→ **REQUIREMENTS**
Copy exactly the lines from the beginning of the data down to and including the line holding "import pandas as pd", without any pictures.

→ **DATA ROWS**
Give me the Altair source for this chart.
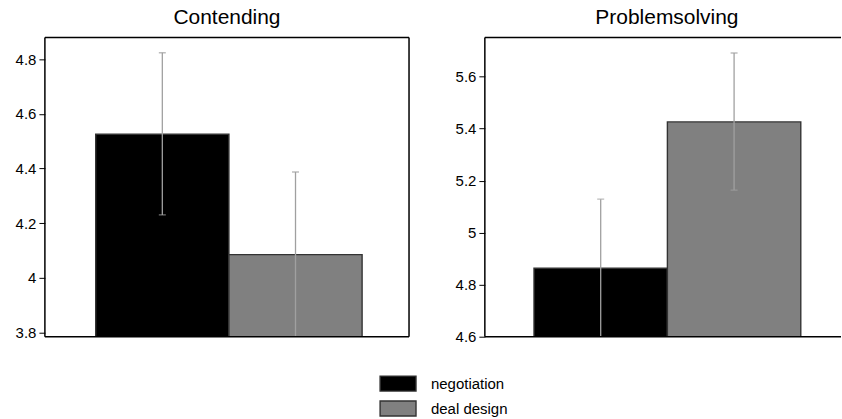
import altair as alt
import pandas as pd

# Group means with their confidence intervals, per outcome measure
measures = ["Contending", "Contending", "Problemsolving", "Problemsolving"]
conditions = ["negotiation", "deal design", "negotiation", "deal design"]
means = [4.525, 4.085, 4.863, 5.426]
ci_low = [4.230, 3.784, 4.598, 5.164]
ci_high = [4.823, 4.387, 5.129, 5.691]

# Axis settings for each panel
y_domains = {"Contending": [3.785, 4.879], "Problemsolving": [4.6, 5.751]}
y_ticks = {"Contending": [3.8, 4.0, 4.2, 4.4, 4.6, 4.8],
           "Problemsolving": [4.6, 4.8, 5.0, 5.2, 5.4, 5.6]}

cond_order = ["negotiation", "deal design"]
fills = ["#000000", "#808080"]

df = pd.DataFrame({
    "measure": measures,
    "condition": conditions,
    "mean": means,
    "lo": ci_low,
    "hi": ci_high,
})

FONT = "Liberation Sans"
ERR = "#a0a0a0"


def frame(right_edge=True):
    """Black box around the plot area, drawn as rules."""
    one = alt.Data(values=[{}])
    sides = [
        alt.Chart(one).mark_rule(color="#000", strokeWidth=1.5).encode(
            x=alt.value(0), x2=alt.value("width"), y=alt.value(0)),
        alt.Chart(one).mark_rule(color="#000", strokeWidth=1.5).encode(
            x=alt.value(0), x2=alt.value("width"), y=alt.value("height")),
        alt.Chart(one).mark_rule(color="#000", strokeWidth=1.5).encode(
            x=alt.value(0), y=alt.value(0), y2=alt.value("height")),
    ]
    if right_edge:
        sides.append(alt.Chart(one).mark_rule(color="#000", strokeWidth=1.5).encode(
            x=alt.value("width"), y=alt.value(0), y2=alt.value("height")))
    return sides


def panel(name, width, pad_outer, align, title_dx, right_edge):
    sub = df[df["measure"] == name]
    base = alt.Chart(sub).encode(
        x=alt.X("condition:N", sort=cond_order, axis=None,
                scale=alt.Scale(paddingInner=0, paddingOuter=pad_outer, align=align)),
    )
    y_scale = alt.Scale(domain=y_domains[name], nice=False, zero=False)
    bars = base.mark_bar(stroke="#333333", strokeWidth=1.4, clip=True).encode(
        y=alt.Y("mean:Q", scale=y_scale, title=None,
                axis=alt.Axis(values=y_ticks[name], format=".1~f", grid=False,
                              domain=False, tickColor="#000000", tickSize=6,
                              tickWidth=1, labelFont=FONT, labelFontSize=15,
                              labelColor="#000000", labelPadding=3,
                              minExtent=40, maxExtent=40)),
        y2=alt.datum(y_domains[name][0]),
        color=alt.Color("condition:N", sort=cond_order,
                        scale=alt.Scale(domain=cond_order, range=fills),
                        legend=alt.Legend(
                            title=None, orient="none", legendX=345, legendY=338,
                            padding=0,
                            symbolType="M-2.25,-0.94H2.25V0.94H-2.25Z",
                            symbolSize=256, symbolStrokeColor="#333333",
                            symbolStrokeWidth=1.4, symbolOpacity=1,
                            labelFont=FONT, labelFontSize=15,
                            labelColor="#000000", labelOffset=24,
                            rowPadding=3)),
    )
    rule = base.mark_rule(color=ERR, strokeWidth=1.3, clip=True).encode(
        y=alt.Y("lo:Q", scale=y_scale), y2="hi:Q")
    cap_hi = base.mark_tick(color=ERR, size=7, thickness=1.3, clip=True).encode(
        y=alt.Y("hi:Q", scale=y_scale))
    cap_lo = base.mark_tick(color=ERR, size=7, thickness=1.3, clip=True).encode(
        y=alt.Y("lo:Q", scale=y_scale))
    return alt.layer(bars, rule, cap_hi, cap_lo, *frame(right_edge)).properties(
        width=width, height=300,
        title=alt.TitleParams(name, font=FONT, fontSize=21, fontWeight="normal",
                              color="#000000", anchor="middle", offset=9,
                              dx=title_dx),
    )


left = panel("Contending", 365, 0.367, 0.52, 0, True)
right = panel("Problemsolving", 357, 0.335, 0.55, 4, False)

chart = alt.hconcat(left, right, spacing=35).resolve_scale(
    y="independent", x="independent"
).configure(
    padding={"left": 5, "top": 6, "right": 0, "bottom": 0},
    background="#ffffff",
).configure_view(stroke=None)

chart.save("out.html", embed_options={"renderer": "svg", "actions": False})
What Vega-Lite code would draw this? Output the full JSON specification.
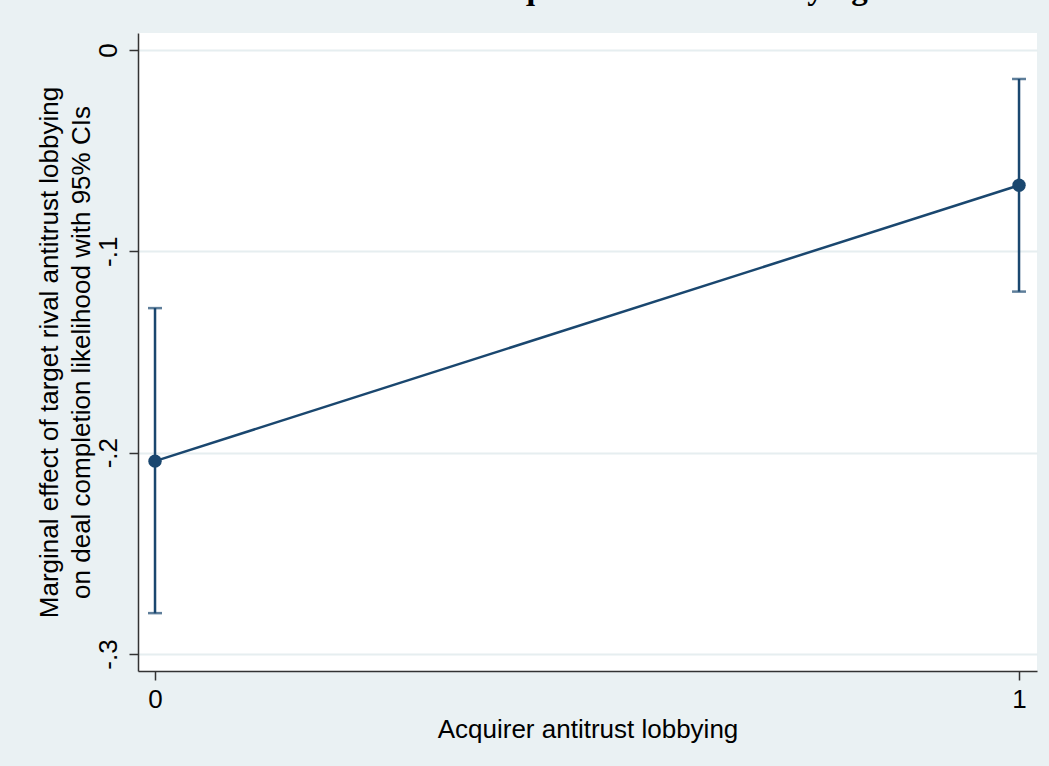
{
  "$schema": "https://vega.github.io/schema/vega-lite/v6.json",
  "autosize": "none",
  "width": 899,
  "height": 638,
  "padding": {"left": 138, "top": 33, "right": 12, "bottom": 95},
  "background": "#EAF1F3",
  "title": {
    "text": "Different levels of Acquirer antitrust lobbying",
    "font": "Liberation Serif",
    "fontSize": 33,
    "fontWeight": "bold",
    "color": "#000000",
    "anchor": "middle",
    "baseline": "alphabetic",
    "offset": 1,
    "dx": -42
  },
  "config": {
    "view": {"fill": "#FFFFFF", "stroke": null},
    "axis": {
      "labelFont": "Liberation Sans",
      "titleFont": "Liberation Sans",
      "labelFontSize": 26,
      "titleFontSize": 26,
      "labelColor": "#000000",
      "titleColor": "#000000",
      "titleFontWeight": "normal",
      "domainColor": "#333333",
      "domainWidth": 1.5,
      "tickColor": "#333333",
      "tickWidth": 1.5,
      "tickSize": 9
    }
  },
  "data": {
    "values": [
      {"lobby": 0, "est": -0.2042, "lo": -0.2797, "hi": -0.1282},
      {"lobby": 1, "est": -0.0672, "lo": -0.1200, "hi": -0.0144}
    ]
  },
  "encoding": {
    "x": {
      "field": "lobby",
      "type": "quantitative",
      "scale": {"domain": [-0.0197, 1.0208], "nice": false, "zero": false},
      "axis": {
        "title": "Acquirer antitrust lobbying",
        "values": [0, 1],
        "format": "d",
        "grid": false,
        "labelPadding": 6,
        "titlePadding": 4
      }
    }
  },
  "layer": [
    {
      "mark": {"type": "rule", "color": "#1A476F", "strokeWidth": 2.5},
      "encoding": {
        "y": {
          "field": "lo",
          "type": "quantitative",
          "scale": {"domain": [-0.30844, 0.00844], "nice": false, "zero": false},
          "axis": {
            "title": ["Marginal effect of target rival antitrust lobbying", "on deal completion likelihood with 95% CIs"],
            "values": [0, -0.1, -0.2, -0.3],
            "labelExpr": "datum.value == 0 ? '0' : '-.' + round(-datum.value * 10)",
            "labelAngle": -90,
            "labelAlign": "center",
            "labelBaseline": "alphabetic",
            "labelPadding": 13,
            "grid": true,
            "gridColor": "#E6EEF0",
            "gridWidth": 2,
            "titleLineHeight": 32,
            "titlePadding": 1
          }
        },
        "y2": {"field": "hi"}
      }
    },
    {
      "mark": {"type": "tick", "orient": "horizontal", "color": "#1A476F", "size": 14, "thickness": 2.5},
      "encoding": {"y": {"field": "lo", "type": "quantitative"}}
    },
    {
      "mark": {"type": "tick", "orient": "horizontal", "color": "#1A476F", "size": 14, "thickness": 2.5},
      "encoding": {"y": {"field": "hi", "type": "quantitative"}}
    },
    {
      "mark": {"type": "line", "color": "#1A476F", "strokeWidth": 2.5},
      "encoding": {"y": {"field": "est", "type": "quantitative"}}
    },
    {
      "mark": {"type": "point", "filled": true, "shape": "circle", "color": "#1A476F", "opacity": 1, "size": 180},
      "encoding": {"y": {"field": "est", "type": "quantitative"}}
    }
  ]
}
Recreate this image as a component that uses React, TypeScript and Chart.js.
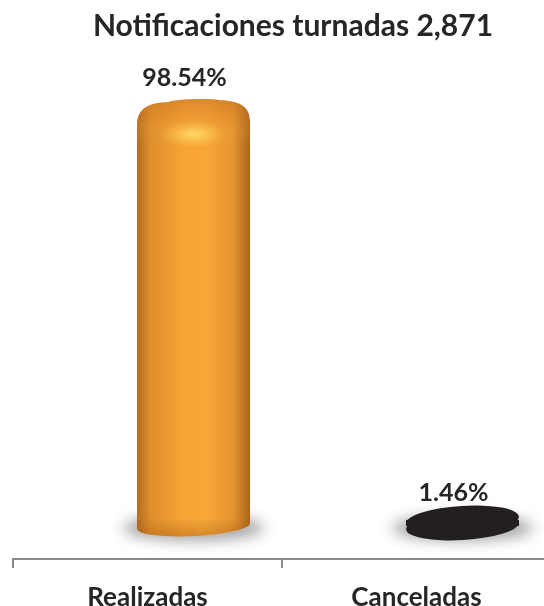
import React, { useEffect, useRef } from "react";
import { Chart, registerables } from "chart.js";

Chart.register(...registerables);

const categories = ["Realizadas", "Canceladas"];
const values = [98.54, 1.46];
const valueLabels = ["98.54%", "1.46%"];
const barColors = ["#f5a232", "#231f20"];
const titleText = "Notificaciones turnadas 2,871";

const FONT = "Lato, 'Open Sans', sans-serif";
const DX = 46; // 3D perspective shift
const DY = -33;
const RX = 56.5;

function shadow(ctx: CanvasRenderingContext2D, cx: number, cy: number, rx: number, ry: number) {
  ctx.save();
  ctx.filter = "blur(7px)";
  ctx.fillStyle = "rgba(95,95,95,0.55)";
  ctx.beginPath();
  ctx.ellipse(cx, cy, rx, ry, 0, 0, Math.PI * 2);
  ctx.fill();
  ctx.restore();
}

function drawTall(ctx: CanvasRenderingContext2D, cx: number, topC: number, baseC: number) {
  const L = cx - RX, R = cx + RX;
  const T = topC - 14;
  const p = new Path2D();
  p.moveTo(L, baseC);
  p.lineTo(L, T + 26);
  p.bezierCurveTo(L, T + 6, L + 14, T + 3, L + 32, T + 2);
  p.bezierCurveTo(cx - 20, T - 1, cx + 20, T - 2, R - 32, T + 0);
  p.bezierCurveTo(R - 12, T + 1, R, T + 5, R, T + 22);
  p.lineTo(R, baseC - 4);
  p.ellipse(cx, baseC, RX, 10, -0.05, 0, Math.PI);
  p.closePath();

  const g = ctx.createLinearGradient(L, 0, R, 0);
  g.addColorStop(0, "#b36c20");
  g.addColorStop(0.12, "#de8e2b");
  g.addColorStop(0.4, "#f6a435");
  g.addColorStop(0.6, "#f8a838");
  g.addColorStop(0.85, "#e6942f");
  g.addColorStop(1, "#a9651d");
  ctx.fillStyle = g;
  ctx.fill(p);

  ctx.save();
  ctx.clip(p);
  const vg = ctx.createLinearGradient(0, T, 0, T + 45);
  vg.addColorStop(0, "rgba(185,105,30,0.45)");
  vg.addColorStop(0.45, "rgba(215,130,40,0.25)");
  vg.addColorStop(1, "rgba(255,200,90,0)");
  ctx.fillStyle = vg;
  ctx.fillRect(L, T - 5, RX * 2, 55);
  ctx.save();
  ctx.translate(cx, T + 34);
  ctx.scale(2.4, 1);
  const rg = ctx.createRadialGradient(0, 0, 0, 0, 0, 14);
  rg.addColorStop(0, "rgba(255,228,110,0.85)");
  rg.addColorStop(1, "rgba(255,200,80,0)");
  ctx.fillStyle = rg;
  ctx.beginPath();
  ctx.arc(0, 0, 14, 0, Math.PI * 2);
  ctx.fill();
  ctx.restore();
  const bg = ctx.createLinearGradient(0, baseC - 8, 0, baseC + 12);
  bg.addColorStop(0, "rgba(160,90,20,0)");
  bg.addColorStop(1, "rgba(160,90,20,0.45)");
  ctx.fillStyle = bg;
  ctx.fillRect(L, baseC - 8, RX * 2, 22);
  ctx.restore();
}

function drawDisk(ctx: CanvasRenderingContext2D, cx: number, topC: number, baseC: number, color: string) {
  ctx.save();
  ctx.fillStyle = color;
  ctx.beginPath();
  ctx.ellipse(cx, baseC, RX, 14, -0.06, 0, Math.PI * 2);
  ctx.fill();
  ctx.fillRect(cx - RX, topC, RX * 2, baseC - topC);
  ctx.beginPath();
  ctx.ellipse(cx, topC, RX, 14, -0.06, 0, Math.PI * 2);
  ctx.fill();
  ctx.restore();
}

const cylPlugin = {
  id: "cyl",
  afterDatasetsDraw(chart: any) {
    const ctx = chart.ctx as CanvasRenderingContext2D;
    const meta = chart.getDatasetMeta(0);
    meta.data.forEach((el: any, i: number) => {
      const { x, y, base } = el.getProps(["x", "y", "base"], true);
      const cx = x + DX;
      const topC = y + DY;
      const baseC = base + DY;
      shadow(ctx, cx, baseC + 2, RX * 1.25, 13);
      let labelY: number;
      if (baseC - topC > 30) {
        drawTall(ctx, cx, topC, baseC);
        labelY = topC - 36;
      } else {
        drawDisk(ctx, cx, topC, baseC, barColors[i]);
        labelY = topC - 27;
      }
      ctx.save();
      ctx.font = `bold 25px ${FONT}`;
      ctx.fillStyle = "#262626";
      ctx.textAlign = "center";
      ctx.textBaseline = "middle";
      ctx.fillText(valueLabels[i], cx - 9, labelY);
      ctx.restore();
    });
    ctx.save();
    ctx.font = `bold 30px ${FONT}`;
    ctx.fillStyle = "#262626";
    ctx.textAlign = "center";
    ctx.textBaseline = "middle";
    ctx.fillText(titleText, chart.chartArea.left + (chart.chartArea.right - chart.chartArea.left) / 2 + 11, 26);
    ctx.restore();
  },
};

export default function App() {
  const ref = useRef<HTMLCanvasElement | null>(null);
  useEffect(() => {
    if (!ref.current) return;
    const chart = new Chart(ref.current, {
      type: "bar",
      data: {
        labels: categories,
        datasets: [
          {
            data: values,
            backgroundColor: "rgba(0,0,0,0)",
            borderWidth: 0,
          },
        ],
      },
      options: {
        responsive: false,
        animation: false,
        devicePixelRatio: 1,
        layout: { padding: { top: 141, left: 13, right: 1, bottom: 0 } },
        plugins: { legend: { display: false }, tooltip: { enabled: false }, title: { display: false } },
        scales: {
          y: { display: false, min: 0, max: 100 },
          x: {
            afterFit: (scale: any) => {
              scale.height = 47;
            },
            border: { display: true, color: "#8a8a8a", width: 2 },
            grid: { display: true, drawOnChartArea: false, drawTicks: true, tickLength: 9, color: "#8a8a8a", lineWidth: 2, offset: true },
            ticks: { color: "#262626", font: { family: FONT, size: 26, weight: "bold" }, padding: 14 },
          },
        },
      },
      plugins: [cylPlugin],
    });
    return () => chart.destroy();
  }, []);
  return (
    <div style={{ position: "absolute", left: 0, top: 0, width: 544, height: 606, overflow: "hidden", background: "#fff" }}>
      <canvas ref={ref} width={552} height={606} style={{ display: "block", width: 552, height: 606 }} />
    </div>
  );
}
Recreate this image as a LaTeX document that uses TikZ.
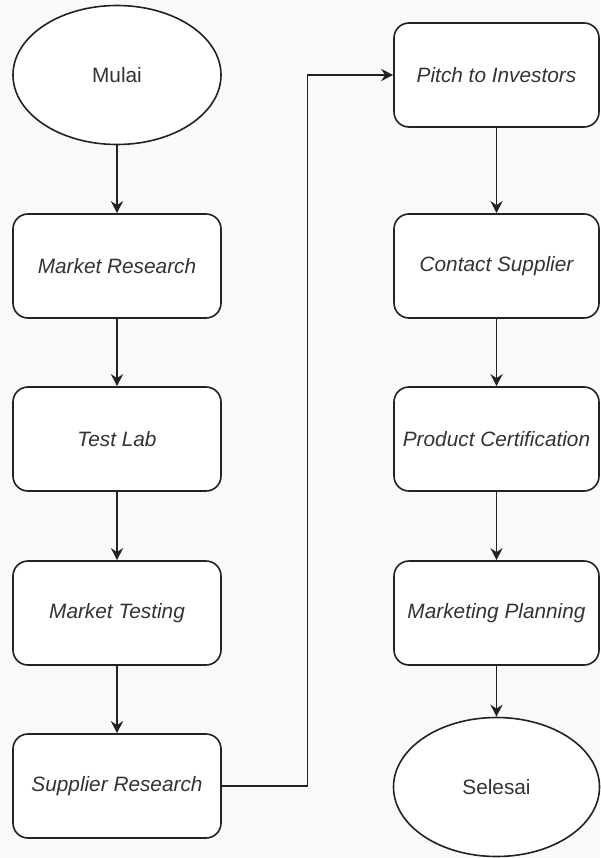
\documentclass[tikz,border=0pt]{standalone}
\usepackage{fontspec}
\setmainfont{Liberation Sans}
\usetikzlibrary{shapes.geometric,arrows.meta}
\definecolor{pagebg}{HTML}{F9F9F9}
\definecolor{ink}{HTML}{222222}
\definecolor{txt}{HTML}{333333}
\tikzset{
  stepbox/.style={draw=ink, fill=white, line width=1.6pt, rounded corners=15pt,
    minimum width=208pt, minimum height=104pt, inner sep=0pt,
    font=\fontsize{20.8}{24}\selectfont\itshape, text=txt},
  terminal/.style={draw=ink, fill=white, line width=1.6pt, ellipse,
    minimum width=208pt, minimum height=139pt, inner sep=0pt,
    font=\fontsize{20.8}{24}\selectfont, text=txt},
  flow/.style={draw=ink, line width=1.6pt, -{Stealth[length=12pt,width=12pt]}}
}
\begin{document}
\begin{tikzpicture}[x=1pt,y=-1pt]
\fill[pagebg] (0,0) rectangle (600,858);
\useasboundingbox (0,0) rectangle (600,858);
% left column
\node[terminal] (mulai) at (117,75) {Mulai};
\node[stepbox] (mr) at (117,266) {Market Research};
\node[stepbox] (tl) at (117,439) {Test Lab};
\node[stepbox] (mt) at (117,613) {Market Testing};
\node[stepbox] (sr) at (117,786) {Supplier Research};
% right column
\node[stepbox, minimum width=205pt] (pi) at (496.5,75) {Pitch to Investors};
\node[stepbox, minimum width=205pt] (cs) at (496.5,266) {Contact Supplier};
\node[stepbox, minimum width=205pt] (pc) at (496.5,439) {Product Certification};
\node[stepbox, minimum width=205pt] (mp) at (496.5,613) {Marketing Planning};
\node[terminal, minimum width=206pt] (sel) at (496.5,787) {Selesai};
% connectors
\draw[flow] (mulai) -- (mr);
\draw[flow] (mr) -- (tl);
\draw[flow] (tl) -- (mt);
\draw[flow] (mt) -- (sr);
\coordinate (turn) at (307.5,786);
\draw[flow] (sr.east) -- (turn) |- (pi.west);
\draw[flow] (pi) -- (cs);
\draw[flow] (cs) -- (pc);
\draw[flow] (pc) -- (mp);
\draw[flow] (mp) -- (sel);
\end{tikzpicture}
\end{document}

→ **EXPECTED ANSWER**
Give me the Altair source for this chart.
import altair as alt
import pandas as pd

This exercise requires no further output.